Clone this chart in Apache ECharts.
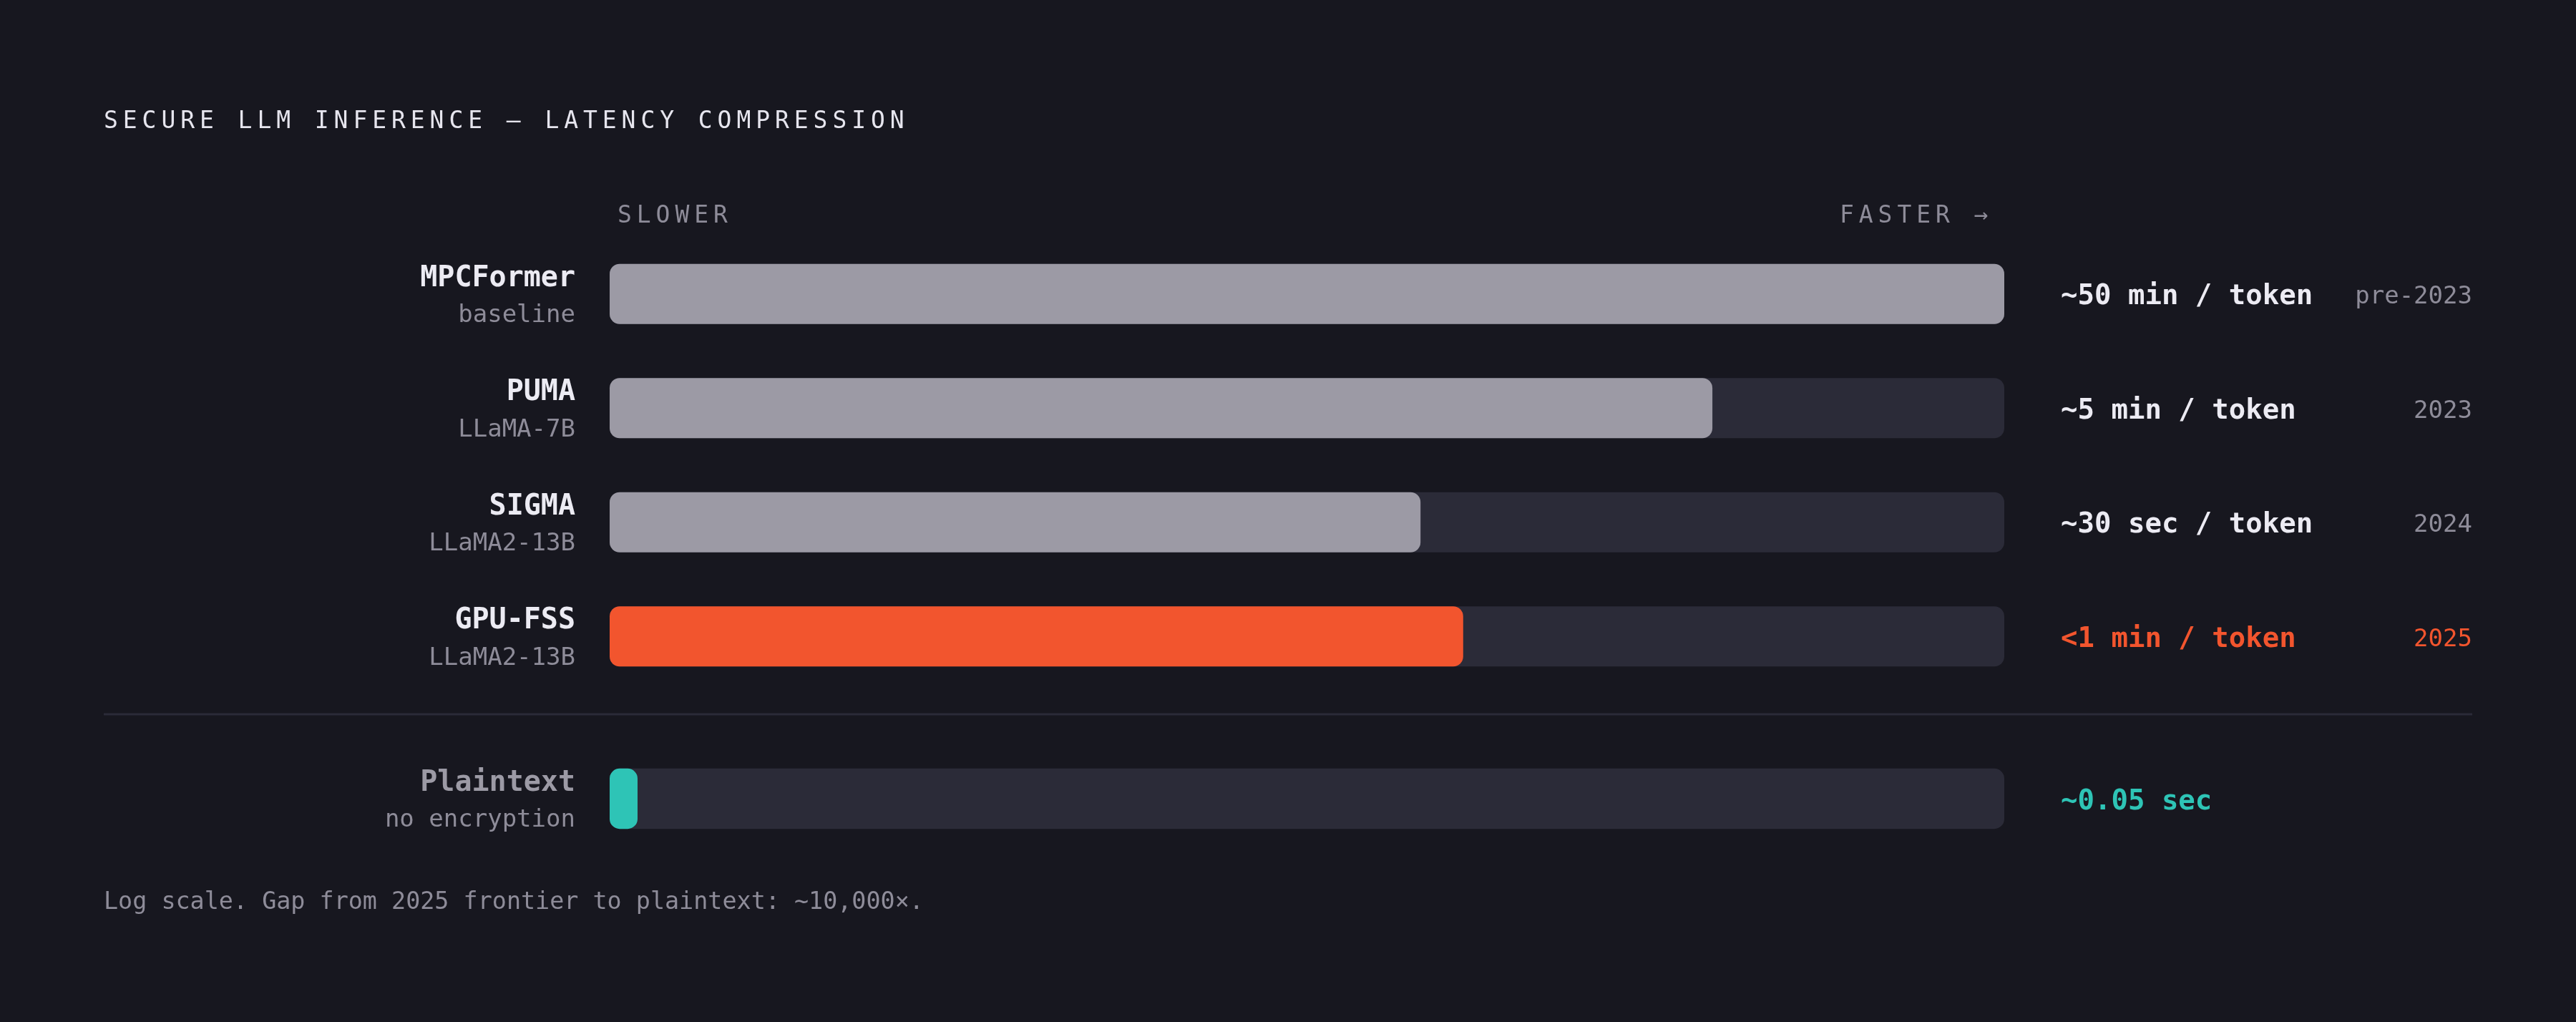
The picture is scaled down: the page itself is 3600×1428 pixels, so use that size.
<!DOCTYPE html>
<html>
<head>
<meta charset="utf-8">
<script src="https://cdn.jsdelivr.net/npm/echarts@6/dist/echarts.min.js"></script>
<style>
html,body{margin:0;padding:0;background:#17171f;}
#chart{width:3600px;height:1428px;}
</style>
</head>
<body>
<div id="chart"></div>
<script>
// ---- data ----
const models = ['MPCFormer', 'PUMA', 'SIGMA', 'GPU-FSS', 'Plaintext'];
const subtitles = ['baseline', 'LLaMA-7B', 'LLaMA2-13B', 'LLaMA2-13B', 'no encryption'];
const latencySec = [3000, 300, 30, 42, 0.05];
const latencyLabels = ['~50 min / token', '~5 min / token', '~30 sec / token', '<1 min / token', '~0.05 sec'];
const years = ['pre-2023', '2023', '2024', '2025', ''];
const titleText = 'SECURE LLM INFERENCE — LATENCY COMPRESSION';
const slowerText = 'SLOWER';
const fasterText = 'FASTER →';
const footerText = 'Log scale. Gap from 2025 frontier to plaintext: ~10,000×.';
const axisMin = 0.05, axisMax = 3000;

// ---- style ----
const BG = '#17171f', TRACK = '#2b2b38', GRAYBAR = '#9c9aa5', ORANGE = '#f2552e', TEAL = '#2ec4b6';
const WHITE = '#ecebf3', MUTED = '#8e8c99';
const FONT = 'DejaVu Sans Mono';
const barColors = [GRAYBAR, GRAYBAR, GRAYBAR, ORANGE, TEAL];

function spaced(str, key) {
  return str.split('').map(ch => '{' + key + '|' + ch + '}').join('');
}

const mainIdx = [0, 1, 2, 3];
const plainIdx = [4];

function renderBar(params, api) {
  const cat = api.value(1);
  const val = api.value(0);
  const i = api.value(2);
  const cs = params.coordSys;
  const c = api.coord([val, cat]);
  const h = api.size([1, 1])[1] * 0.527;
  const x0 = cs.x, w = cs.width;
  let bw = c[0] - x0;
  if (bw < w * 0.02) bw = w * 0.02;
  return {
    type: 'group',
    children: [
      { type: 'rect', shape: { x: x0, y: c[1] - h / 2, width: w, height: h, r: 14 }, style: { fill: TRACK } },
      { type: 'rect', shape: { x: x0, y: c[1] - h / 2, width: bw, height: h, r: 14 }, style: { fill: barColors[i] } }
    ]
  };
}

function leftLabel(i) {
  const nk = i === 4 ? 'np' : 'n';
  return '{' + nk + '|' + models[i] + '}\n{s|' + subtitles[i] + '}';
}
function rightLabel(i) {
  const vk = i === 3 ? 'vo' : (i === 4 ? 'vt' : 'v');
  const yk = i === 3 ? 'yo' : 'y';
  return '{' + vk + '|' + latencyLabels[i] + '}' + (years[i] ? '{' + yk + '|' + years[i] + '}' : '');
}

const leftRich = {
  n: { fontFamily: FONT, fontSize: 40, fontWeight: 'bold', color: WHITE, lineHeight: 52, align: 'right' },
  np: { fontFamily: FONT, fontSize: 40, fontWeight: 'bold', color: GRAYBAR, lineHeight: 52, align: 'right' },
  s: { fontFamily: FONT, fontSize: 34, color: MUTED, lineHeight: 52, align: 'right' }
};
const rightRich = {
  v: { fontFamily: FONT, fontSize: 39, fontWeight: 'bold', color: WHITE, width: 395 },
  vo: { fontFamily: FONT, fontSize: 39, fontWeight: 'bold', color: ORANGE, width: 395 },
  vt: { fontFamily: FONT, fontSize: 39, fontWeight: 'bold', color: TEAL, width: 395 },
  y: { fontFamily: FONT, fontSize: 34, color: MUTED, width: 180, align: 'right' },
  yo: { fontFamily: FONT, fontSize: 34, color: ORANGE, width: 180, align: 'right' }
};

function catAxis(grid, pos, idxs, fmt, rich, margin, padTop) {
  return {
    type: 'category', gridIndex: grid, position: pos, inverse: true,
    data: idxs.map(i => models[i]),
    axisLine: { show: false }, axisTick: { show: false }, splitLine: { show: false },
    axisLabel: {
      margin: margin,
      padding: [padTop, 0, 0, 0],
      formatter: (v, k) => fmt(idxs[k]),
      rich: rich
    }
  };
}
function valAxis(grid) {
  return {
    type: 'log', logBase: 10, gridIndex: grid, min: axisMin, max: axisMax, show: false
  };
}

const spacedRich = {
  t: { fontFamily: FONT, fontSize: 33, fill: '#e6e5ee', width: 26.8 },
  m: { fontFamily: FONT, fontSize: 33, fill: MUTED, width: 26.8 }
};

const chart = echarts.init(document.getElementById('chart'), null, { renderer: 'canvas' });
chart.setOption({
  backgroundColor: BG,
  animation: false,
  grid: [
    { left: 852, right: 799, top: 331, height: 638 },
    { left: 852, right: 799, top: 1036, height: 160 }
  ],
  xAxis: [valAxis(0), valAxis(1)],
  yAxis: [
    catAxis(0, 'left', mainIdx, leftLabel, leftRich, 48, 9),
    catAxis(0, 'right', mainIdx, rightLabel, rightRich, 79, 9),
    catAxis(1, 'left', plainIdx, leftLabel, leftRich, 48, 9),
    catAxis(1, 'right', plainIdx, rightLabel, rightRich, 79, 9)
  ],
  series: [
    {
      type: 'custom', xAxisIndex: 0, yAxisIndex: 0, renderItem: renderBar,
      encode: { x: 0, y: 1 },
      data: mainIdx.map((i, k) => [latencySec[i], k, i])
    },
    {
      type: 'custom', xAxisIndex: 1, yAxisIndex: 2, renderItem: renderBar,
      encode: { x: 0, y: 1 },
      data: plainIdx.map((i, k) => [latencySec[i], k, i])
    }
  ],
  graphic: [
    { type: 'text', x: 145, y: 170, style: { text: spaced(titleText, 't'), rich: spacedRich, verticalAlign: 'middle' } },
    { type: 'text', x: 863, y: 302, style: { text: spaced(slowerText, 'm'), rich: spacedRich, verticalAlign: 'middle' } },
    { type: 'text', x: 2571, y: 302, style: { text: spaced(fasterText, 'm'), rich: spacedRich, verticalAlign: 'middle' } },
    { type: 'line', shape: { x1: 145, y1: 998, x2: 3455, y2: 998 }, style: { stroke: TRACK, lineWidth: 3 } },
    { type: 'text', x: 145, y: 1261, style: { text: footerText, fontFamily: FONT, fontSize: 33.4, fill: MUTED, verticalAlign: 'middle' } }
  ]
});
</script>
</body>
</html>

____

Reproduce the data above word for word from its first line through the line that holds "const axisMin = 0.05, axisMax = 3000;", both ends included; skip pictures.

Clone this chart in Apache ECharts.
The picture is scaled down: the page itself is 3600×1428 pixels, so use that size.
<!DOCTYPE html>
<html>
<head>
<meta charset="utf-8">
<script src="https://cdn.jsdelivr.net/npm/echarts@6/dist/echarts.min.js"></script>
<style>
html,body{margin:0;padding:0;background:#17171f;}
#chart{width:3600px;height:1428px;}
</style>
</head>
<body>
<div id="chart"></div>
<script>
// ---- data ----
const models = ['MPCFormer', 'PUMA', 'SIGMA', 'GPU-FSS', 'Plaintext'];
const subtitles = ['baseline', 'LLaMA-7B', 'LLaMA2-13B', 'LLaMA2-13B', 'no encryption'];
const latencySec = [3000, 300, 30, 42, 0.05];
const latencyLabels = ['~50 min / token', '~5 min / token', '~30 sec / token', '<1 min / token', '~0.05 sec'];
const years = ['pre-2023', '2023', '2024', '2025', ''];
const titleText = 'SECURE LLM INFERENCE — LATENCY COMPRESSION';
const slowerText = 'SLOWER';
const fasterText = 'FASTER →';
const footerText = 'Log scale. Gap from 2025 frontier to plaintext: ~10,000×.';
const axisMin = 0.05, axisMax = 3000;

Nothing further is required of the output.